Whether to Wed: 5 Tax Issues Facing Same-Sex Couples

Source: Thinkstock

Source: Thinkstock

In August, the U.S. Internal Revenue Service took a meaningful step toward marriage equality in America. The IRS reported that same-sex couples legally married in recognition states will be treated as married for federal tax purposes. The ruling came a few months after the Supreme Court struck down Section III of the 1996 Defense of Marriage Act (DOMA), which contained the provision effectively barring same-sex married couples from receiving federal marriage benefits.

It was a step forward, but there’s still a long way to go on the road to marriage equality. DOMA still grants states the right to refuse to recognize same-sex marriage, and as of March, a majority of states exercised this right, although court decisions are pending in a number of states regarding the issue.

Read more: Same-Sex Marriage: The Question Gripping the Nation

As the nation sorts out its political and legal future, same-sex couples who wish to marry face a difficult and complicated legal environment. Wall St. Cheat Sheet was able to speak with Scott Squillace, a lawyer and author of Whether to Wed: A Legal and Tax Guide For Gay and Lesbian Couples, about the legal and tax issues facing same-sex couples who are either already married or are thinking about getting married.

1. “Place of domicile” versus “place of celebration”

The lack of blanket recognition for same-sex marriage has created a complicated patchwork legal environment that is one of the biggest problems facing same-sex couples today. Because different states have different laws regarding same-sex marriage, one of the most common questions is whether a same-sex marriage performed in a recognition state is still recognized in a non-recognition state. The answer is somewhat tautological: for most state-level issues (which marriage is), no; for some federal issues, such as income taxation, yes.

The IRS addresses the issue in its FAQ on same-sex marriage. If a same-sex couple is married in a recognition state, the federal government will recognize the marriage for tax purposes no matter where they live, even if they live in a non-recognition state. So if you marry in Massachusetts but move to Texas, you can still file jointly, if you wish.
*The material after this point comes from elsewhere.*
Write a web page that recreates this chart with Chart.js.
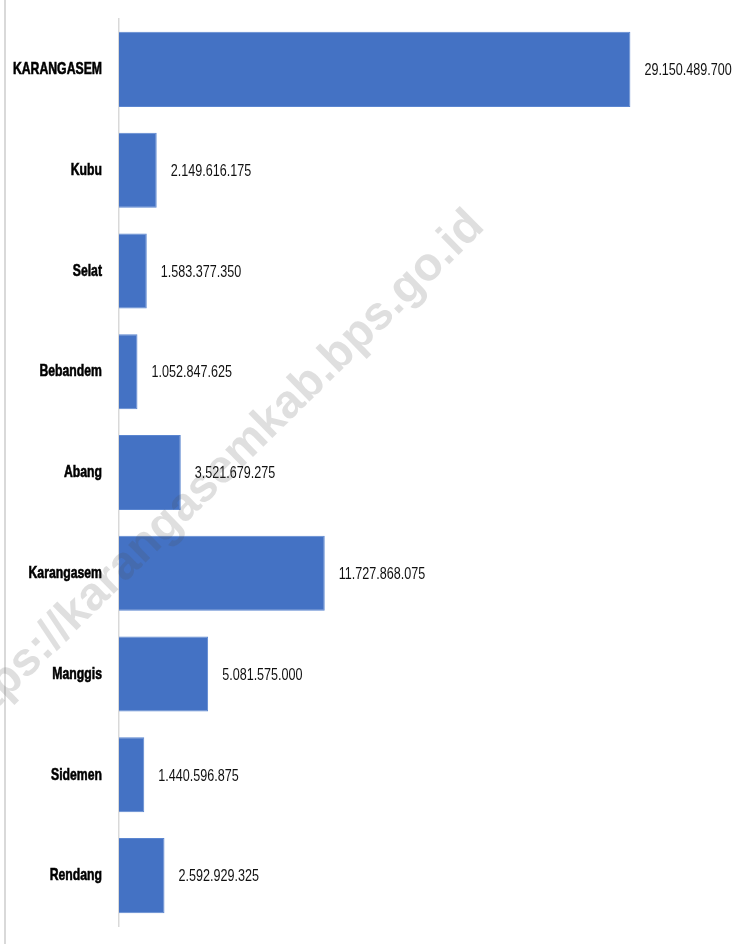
<!DOCTYPE html>
<html>
<head>
<meta charset="utf-8">
<script src="https://cdn.jsdelivr.net/npm/chart.js@4"></script>
<style>
html,body{margin:0;padding:0;background:#fff;}
#wrap{width:748px;height:944px;position:relative;}
</style>
</head>
<body>
<div id="wrap"><canvas id="c" width="748" height="944"></canvas></div>
<script>
const categories = ["KARANGASEM","Kubu","Selat","Bebandem","Abang","Karangasem","Manggis","Sidemen","Rendang"];
const values = [29150489700, 2149616175, 1583377350, 1052847625, 3521679275, 11727868075, 5081575000, 1440596875, 2592929325];
const watermarkText = "https://karangasemkab.bps.go.id";

const FONT = '"Liberation Sans", Arial, sans-serif';
const LABEL_RIGHT = 102;
const LABEL_SQUEEZE = 0.72;
const VALUE_SQUEEZE = 0.74;

function fmt(n){
  const s = String(Math.round(n));
  return s.replace(/\B(?=(\d{3})+(?!\d))/g, '.');
}

const valueLabels = {
  id:'valueLabels',
  afterDatasetsDraw(chart){
    const ctx = chart.ctx;
    const meta = chart.getDatasetMeta(0);
    ctx.font = '17px ' + FONT;
    ctx.fillStyle = '#111';
    ctx.textAlign = 'left';
    ctx.textBaseline = 'middle';
    meta.data.forEach((bar,i)=>{
      const x0 = bar.x + 14;
      ctx.save();
      ctx.translate(x0, bar.y);
      ctx.scale(VALUE_SQUEEZE, 1);
      ctx.fillText(fmt(values[i]), 0, 1);
      ctx.restore();
    });
  }
};

const decor = {
  id:'decor',
  beforeDraw(chart){
    const ctx = chart.ctx;
    ctx.save();
    ctx.fillStyle = '#fff';
    ctx.fillRect(0,0,chart.width,chart.height);
    ctx.fillStyle = '#d9d9d9';
    ctx.fillRect(4,0,2,chart.height);
    ctx.restore();
    const ys = chart.scales.y;
    if (!ys._squeezed) {
      const orig = ys.drawLabels.bind(ys);
      ys._computeLabelArea = function(){ return undefined; };
      ys.drawLabels = function(area){
        const c = chart.ctx;
        c.save();
        c.translate(LABEL_RIGHT, 0);
        c.scale(LABEL_SQUEEZE, 1);
        c.translate(-LABEL_RIGHT, 0);
        orig(area);
        c.restore();
      };
      ys._squeezed = true;
    }
  },
  afterDraw(chart){
    const ctx = chart.ctx;
    ctx.save();
    ctx.translate(486,228);
    ctx.rotate(-44.5*Math.PI/180);
    ctx.font = 'bold 47px "Liberation Sans", Arial, sans-serif';
    ctx.fillStyle = 'rgba(80,80,80,0.18)';
    ctx.textAlign = 'right';
    ctx.textBaseline = 'alphabetic';
    ctx.fillText(watermarkText, 0, 0);
    ctx.restore();
  }
};

new Chart(document.getElementById('c'), {
  type:'bar',
  data:{
    labels:categories,
    datasets:[{
      data:values,
      backgroundColor:'#4472C4',
      borderColor:'#5b86d0',
      borderWidth:1,
      categoryPercentage:1,
      barPercentage:0.745
    }]
  },
  options:{
    indexAxis:'y',
    responsive:false,
    animation:false,
    devicePixelRatio:1,
    layout:{padding:{top:19,bottom:18,right:15,left:0}},
    plugins:{legend:{display:false},tooltip:{enabled:false}},
    scales:{
      x:{display:false,min:0,max:35000000000},
      y:{
        afterFit(scale){ scale.width = 119; scale.paddingTop = 0; scale.paddingBottom = 0; },
        grid:{display:true,drawOnChartArea:false,drawTicks:false},
        border:{display:true,color:'#d9d9d9',width:1.5},
        ticks:{
          padding:17,
          color:'#000',
          textStrokeColor:'#000',
          textStrokeWidth:0.6,
          font:{family:FONT,size:17,weight:'bold'}
        }
      }
    }
  },
  plugins:[decor,valueLabels]
});
</script>
</body>
</html>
Read more: Getting Married? Here Are 5 Financial and Logistical Tips

But there is other legal and financial friction involved with living in a non-recognition state. For example, since divorce, like marriage, is managed at the state level, same-sex divorce in a non-recognition state “can be tricky, or even impossible,” according to Squillace. The state can’t dissolve a marriage it doesn’t recognize. Friction like this can arise in any instance in which the state has authority over the law, which includes some taxes, property laws, and laws relating to healthcare.

2. The marriage penalty

Now that the IRS recognizes same-sex marriages for federal tax purposes, some couples could find their tax bill going up. The IRS treats income from married people different than income from those who are unmarried, and while marriage opens the door to certain tax benefits, it could also unfortunately mean higher taxes if both people are earning wages.

Read more: 5 Ways to Make the Most Out of Your Tax Refund

For example, if you and your partner each earned $80,000 in 2013, you would fall into the 25 percent tax bracket if you filed individually. As joint filers, however, with a combined income of $160,000, your marginal tax rate would increase to the 28 percent bracket. If you itemize deductions, federal recognition of your marriage may suddenly put you within striking distance of the alternative minimum tax (AMT).

3. Capital gains

While there are some possible financial downsides to marriage, there is at least one definite financial upside: capital gains. When you sell your home and make a profit, you are allowed to exclude a certain amount of that money from your taxable income. The amounts are $250,000 if you are an individual and $500,000 if you are married and filing jointly. This is a sweet, sweet deal for those who are being forced to relocate for work or to accommodate a growing family. These profits can go a long way toward covering moving expenses, the purchase of a new home (or a downpayment on one), or could be put to use in a college fund or retirement account.

4. Estate taxes

Currently, twelve recognition states and four non-recognition states levy their own estate taxes. These taxes can kick in for estates valued as little as $910,725 (in Rhode Island) and can be as high as 19 percent (Washington). One of the benefits of marriage is that surviving spouses are allowed an unlimited deduction on estates. This can be a big factor in deciding whether to marry.

5. The value of a qualified financial adviser

The big takeaway from all of this is that there are a number of legal and financial headwinds that same-sex couples should be prepared to face should they choose to marry. It’s a lot to process, and the situation can overwhelm the financially literate and legally savvy. Squillace’s book doesn’t have all the answers, and he encourages same-sex couples to seek legal and financial advice as they head toward marriage or consider estate planning.

But not all financial advice is the same, and Squillace argues that same-sex couples should seek an adviser who has experience dealing with the marriage laws in their particular state. But this can be tricky. Legal and financial services for same-sex couples is a growing business, and financial institutions are eager for new customers. Big banks in particular, Squillace says, are “spending considerable marketing dollars advertising to the LGBT community, and they all purport to have a practice in this area, but I’ve found that few of them have actually done training with their folks on what the different issues are.”